Adversarial Estimation of Riesz Representers

TL;DR

This paper introduces an adversarial approach to estimate Riesz representers, enabling robust inference of linear functionals in causal models using various machine learning methods.

Contribution

It develops a novel adversarial estimation framework for Riesz representers applicable to multiple function spaces, with theoretical guarantees and practical inference methods.

Findings

Achieves near-optimal mean square rates based on the critical radius.

Compatible with targeted and debiased machine learning techniques.

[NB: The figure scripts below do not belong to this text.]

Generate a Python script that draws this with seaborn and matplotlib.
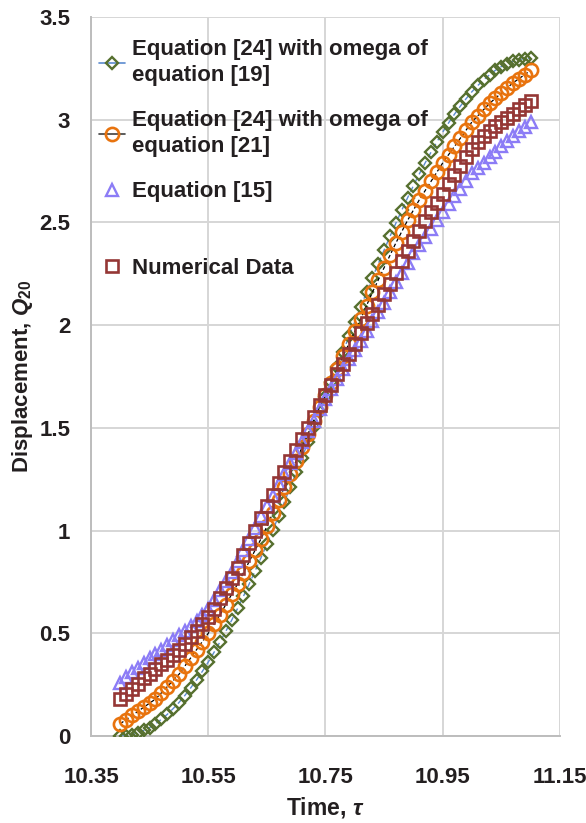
import numpy as np
import pandas as pd
import matplotlib
matplotlib.use("Agg")
import matplotlib.pyplot as plt
from matplotlib.lines import Line2D
import seaborn as sns

# ---------------- data ----------------
time = [round(10.40 + 0.01 * i, 2) for i in range(71)]

eq24_omega19 = [0.000, 0.002, 0.007, 0.015, 0.027, 0.041, 0.059, 0.081, 0.105, 0.133,
                0.163, 0.197, 0.234, 0.273, 0.315, 0.360, 0.408, 0.458, 0.510, 0.564,
                0.621, 0.680, 0.741, 0.804, 0.868, 0.934, 1.001, 1.070, 1.140, 1.211,
                1.283, 1.355, 1.429, 1.502, 1.576, 1.650, 1.724, 1.798, 1.871, 1.945,
                2.017, 2.089, 2.160, 2.230, 2.299, 2.366, 2.432, 2.496, 2.559, 2.620,
                2.679, 2.736, 2.790, 2.842, 2.892, 2.940, 2.985, 3.027, 3.066, 3.103,
                3.137, 3.167, 3.195, 3.219, 3.241, 3.259, 3.273, 3.285, 3.293, 3.298,
                3.300]

eq24_omega21 = [0.06, 0.08, 0.10, 0.12, 0.14, 0.16, 0.18, 0.21, 0.24, 0.27,
                0.30, 0.34, 0.38, 0.42, 0.46, 0.50, 0.545, 0.59, 0.64, 0.69,
                0.74, 0.795, 0.85, 0.905, 0.96, 1.02, 1.085, 1.15, 1.21, 1.275,
                1.34, 1.405, 1.47, 1.535, 1.60, 1.66, 1.72, 1.785, 1.85, 1.91,
                1.97, 2.03, 2.095, 2.16, 2.22, 2.28, 2.34, 2.40, 2.455, 2.51,
                2.56, 2.61, 2.655, 2.70, 2.745, 2.79, 2.83, 2.87, 2.91, 2.95,
                2.99, 3.02, 3.05, 3.08, 3.105, 3.13, 3.155, 3.18, 3.20, 3.22,
                3.24]

eq15 = [0.26, 0.285, 0.31, 0.33, 0.355, 0.38, 0.40, 0.42, 0.445, 0.465,
        0.49, 0.51, 0.535, 0.56, 0.59, 0.62, 0.66, 0.71, 0.755, 0.80,
        0.85, 0.905, 0.96, 1.015, 1.07, 1.12, 1.17, 1.225, 1.275, 1.33,
        1.38, 1.43, 1.485, 1.535, 1.59, 1.64, 1.69, 1.74, 1.785, 1.835,
        1.88, 1.925, 1.97, 2.02, 2.065, 2.11, 2.16, 2.21, 2.255, 2.305,
        2.35, 2.39, 2.43, 2.47, 2.51, 2.55, 2.59, 2.63, 2.665, 2.70,
        2.74, 2.765, 2.79, 2.82, 2.845, 2.87, 2.895, 2.92, 2.945, 2.965,
        2.99]

numerical = [0.18, 0.205, 0.23, 0.255, 0.28, 0.30, 0.325, 0.35, 0.37, 0.395,
             0.42, 0.45, 0.48, 0.51, 0.545, 0.58, 0.62, 0.67, 0.72, 0.77,
             0.82, 0.88, 0.94, 1.00, 1.06, 1.12, 1.175, 1.23, 1.285, 1.34,
             1.39, 1.445, 1.50, 1.555, 1.61, 1.66, 1.71, 1.76, 1.81, 1.86,
             1.91, 1.96, 2.01, 2.055, 2.10, 2.15, 2.20, 2.255, 2.31, 2.36,
             2.41, 2.46, 2.505, 2.55, 2.595, 2.64, 2.685, 2.73, 2.775, 2.82,
             2.86, 2.89, 2.92, 2.945, 2.97, 2.99, 3.01, 3.03, 3.05, 3.07,
             3.09]

labels = ["Equation [24] with omega of\nequation [19]",
          "Equation [24] with omega of\nequation [21]",
          "Equation [15]",
          "Numerical Data"]

x_ticks = [10.35, 10.55, 10.75, 10.95, 11.15]
x_tick_labels = ["10.35", "10.55", "10.75", "10.95", "11.15"]
y_ticks = [0, 0.5, 1, 1.5, 2, 2.5, 3, 3.5]
y_tick_labels = ["0", "0.5", "1", "1.5", "2", "2.5", "3", "3.5"]

# ---------------- style ----------------
sns.set_theme(style="white")
plt.rcParams["font.family"] = ["Liberation Sans", "DejaVu Sans"]
plt.rcParams["font.weight"] = "bold"
plt.rcParams["mathtext.fontset"] = "custom"
plt.rcParams["mathtext.rm"] = "Liberation Sans:bold"
plt.rcParams["mathtext.it"] = "Liberation Sans:italic:bold"
plt.rcParams["mathtext.bf"] = "Liberation Sans:bold"

GREEN = "#56702F"
BLUE = "#5B8BD0"
ORANGE = "#E8730E"
PURPLE = "#8C7CF6"
RED = "#953735"
TEXT = "#231F20"
GRID = "#D6D6D6"

df = pd.DataFrame({"time": time, "g": eq24_omega19, "o": eq24_omega21,
                   "t": eq15, "s": numerical})

fig = plt.figure(figsize=(5.86, 8.23), dpi=100)
ax = fig.add_axes([0.1553, 0.1057, 0.8003, 0.8736])

MS_D, MS_O, MS_T, MS_S = 6.6, 9.5, 8.6, 8.8

# green diamonds with blue dashed line
sns.lineplot(data=df, x="time", y="g", ax=ax, color=BLUE, linestyle=(0, (4, 3)),
             linewidth=1.0, marker="D", markersize=MS_D, markerfacecolor="none",
             markeredgecolor=GREEN, markeredgewidth=1.7, zorder=3)
# orange circles with black dashed line
sns.lineplot(data=df, x="time", y="o", ax=ax, color="black", linestyle=(0, (3, 2)),
             linewidth=0.9, marker="o", markersize=MS_O, markerfacecolor="none",
             markeredgecolor=ORANGE, markeredgewidth=1.9, zorder=4)
# triangles (no line)
sns.lineplot(data=df, x="time", y="t", ax=ax, linestyle="none",
             marker="^", markersize=MS_T, markerfacecolor="none",
             markeredgecolor=PURPLE, markeredgewidth=1.7, zorder=5)
# squares (no line)
sns.lineplot(data=df, x="time", y="s", ax=ax, linestyle="none",
             marker="s", markersize=MS_S, markerfacecolor="none",
             markeredgecolor=RED, markeredgewidth=1.9, zorder=6)

ax.set_xlim(10.35, 11.15)
ax.set_ylim(0, 3.5)
ax.set_xticks(x_ticks)
ax.set_xticklabels(x_tick_labels)
ax.set_yticks(y_ticks)
ax.set_yticklabels(y_tick_labels)

ax.grid(True, color=GRID, linewidth=1.4)
ax.set_axisbelow(True)
for side in ["top", "right"]:
    ax.spines[side].set_visible(False)
for side in ["left", "bottom"]:
    ax.spines[side].set_color("#BDBDBD")
    ax.spines[side].set_linewidth(1.4)

ax.tick_params(axis="both", which="major", direction="out", length=5, width=1.2,
               color="#BDBDBD", labelsize=16, labelcolor=TEXT, pad=10)
ax.tick_params(axis="x", pad=17)
for lab in ax.get_xticklabels() + ax.get_yticklabels():
    lab.set_fontweight("bold")

ax.set_xlabel(r"Time, $\tau$", fontsize=16.5, fontweight="bold", color=TEXT, labelpad=5)
ax.set_ylabel(r"Displacement, $Q_{\mathrm{20}}$", fontsize=16, fontweight="bold",
              color=TEXT, labelpad=3)

# legend (two pieces so that the last entry sits lower, as in the reference)
h1 = Line2D([], [], color=BLUE, lw=1.2, marker="D", ms=MS_D, mfc="none",
            mec=GREEN, mew=1.7)
h2 = Line2D([], [], color="#404040", lw=1.2, marker="o", ms=MS_O, mfc="none",
            mec=ORANGE, mew=1.9)
h3 = Line2D([], [], ls="none", marker="^", ms=MS_T, mfc="none", mec=PURPLE, mew=1.7)
h4 = Line2D([], [], ls="none", marker="s", ms=MS_S, mfc="none", mec=RED, mew=1.9)

leg_font = {"size": 16, "weight": "bold"}
leg1 = ax.legend([h1, h2, h3], labels[:3], loc="upper left",
                 bbox_to_anchor=(-0.012, 0.988), frameon=False, prop=leg_font,
                 handlelength=1.2, handletextpad=0.3, labelspacing=1.1,
                 borderaxespad=0.2)
for t in leg1.get_texts():
    t.set_color(TEXT)
    t.set_linespacing(1.3)
ax.add_artist(leg1)
leg2 = ax.legend([h4], labels[3:], loc="center left",
                 bbox_to_anchor=(-0.012, 0.650), frameon=False, prop=leg_font,
                 handlelength=1.2, handletextpad=0.3, borderaxespad=0.2)
for t in leg2.get_texts():
    t.set_color(TEXT)

fig.savefig("out.png", dpi=100)
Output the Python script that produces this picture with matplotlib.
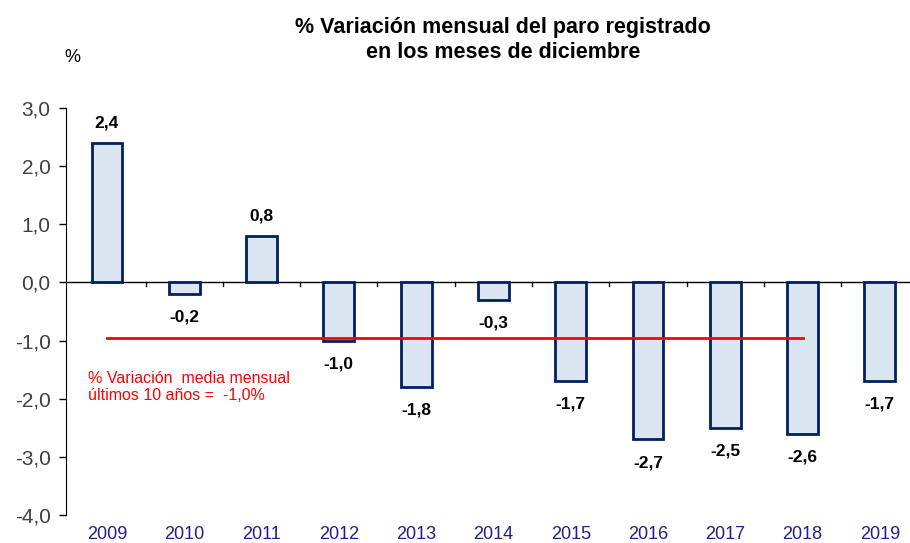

Provides reliable inference in complex, nonlinear simulation settings.

Abstract

Many causal parameters are linear functionals of an underlying regression. The Riesz representer is a key component in the asymptotic variance of a semiparametrically estimated linear functional. We propose an adversarial framework to estimate the Riesz representer using general function spaces. We prove a nonasymptotic mean square rate in terms of an abstract quantity called the critical radius, then specialize it for neural networks, random forests, and reproducing kernel Hilbert spaces as leading cases. Our estimators are highly compatible with targeted and debiased machine learning with sample splitting; our guarantees directly verify general conditions for inference that allow mis-specification. We also use our guarantees to prove inference without sample splitting, based on stability or complexity. Our estimators achieve nominal coverage in highly nonlinear simulations where some previous methods break down. They shed new light on the heterogeneous effects of matching grants.